The next two articles were dedicated to trying to decide whether the Song had any parallels from ancient Near Eastern literature, and what those parallels might tell us. The two primary sources are ancient Egyptian love poetry, and Mesopotamian literature dedicated to the love between the gods of fertility. We are left deciding between origins in entertainment (Egyptian) and polytheism (Mesopotamian), both of which require some literary evolution to get to its current state. Israel was located, both physically and culturally, between these two world powers, and this work may draw from both, but it would be a mistake to suppose that they were unable to originate their own genre of literature.
The next two essays overviewed Jewish and Christian approaches to interpretation. Both have at their core the idea that the man in the story represents God, and the woman represents the community of the covenant.
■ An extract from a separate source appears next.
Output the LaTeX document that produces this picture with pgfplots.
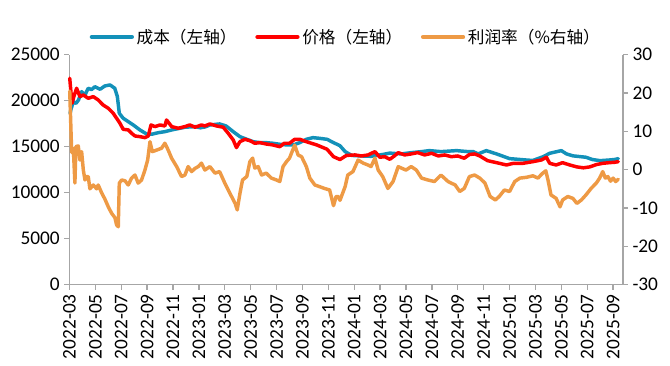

But they also have their own variations. Some Jewish interpreters have seen it as an allegorical history of Israel. Christians have sometimes personalized it, replacing the community with the individual believer. This has been particularly common in mystical circles.
Jewish mysticism (Kabbalah), which we did not talk about, adds an interesting approach in which God is seen as having masculine and feminine personas within him/herself (usually 10, in gendered pairs). The love in the Song can be viewed as the internal relationship between the masculine and feminine aspects of the Deity.
In the last two offerings we saw how deeply entwined the sexual language is in the Song’s love poetry, and how that overt sexuality plays into the mystical view of the song. Sex-in-love becomes the closest analogy from human experience that we can draw from to speak of union with the divine. This, again, has particularly compelling to mystical readers.
Although some interpreters of literature generally work hard to dig out the original meaning of a text, there are others who object to this, complaining about the “tyranny of the author’s intention.” The Song of Songs may be something of a ‘poster child’ for the second approach. Even if we could find some sort of unquestioned historical genre and meaning, the importance of the Song in the hearts of its readers through the centuries has proved many times more meaningful. Its power is rooted in its mystery.